Clayton Christensen has some excellent insights on Modularity vs Integration in “The Innovator’s Solution”. I wrote about this for Upstarta.biz. Particularly in the realm of Open Source, modularity is regarded as a panacea – a product, service or design must be modular. But  modularity is not better (or worse) than integration. Like tools, they each have their place, depending on the state of the market/ecosystem where the process/product/service operates. Part of a system can be in a modular phase, where another part of the same system needs integration!

In this context, think of an Open Source project or company’s ability to handle contributions. If the process of interaction between a contributor and the core is not (for whatever reason) clearly defined and predictable, it won’t work. Jamming an additional [in this case external, but that’s irrelevant to the issue] interface for contributions somewhere in existing business processes can be doomed to fail.

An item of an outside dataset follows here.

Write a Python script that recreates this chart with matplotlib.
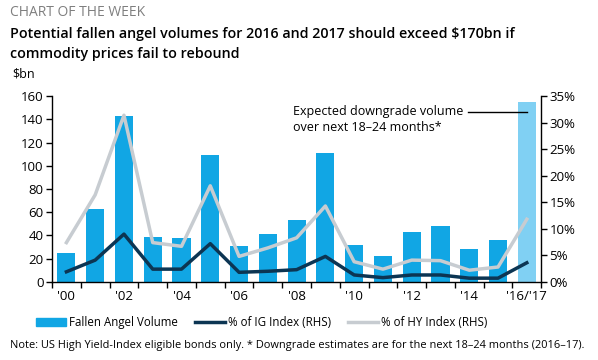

We see the results of this in many projects that are Open Source, but find themselves unable to process contributions, or just don’t get any contributions. It’s quite likely that the underlying cause is not apathy (from the contributor’s end) or malice (from the receipient’s end), but it’s important to understand the underlying processes at work. It’s not necessarily the modularity of the software itself that’s an issue (tightly integrated code can receive contributions too!), but the surrounding business processes.

I had this realisation while camping with my good friend Steve Dalton and our kids this weekend. So a big thanks to Steve! I think it may help with understanding why Sun/MySQL (and MySQL AB before it) have had such difficulty dealing with contributions. And proper understanding could help resolve the problem. Good intent on its own does not suffice, otherwise it’d have been highly effective long ago!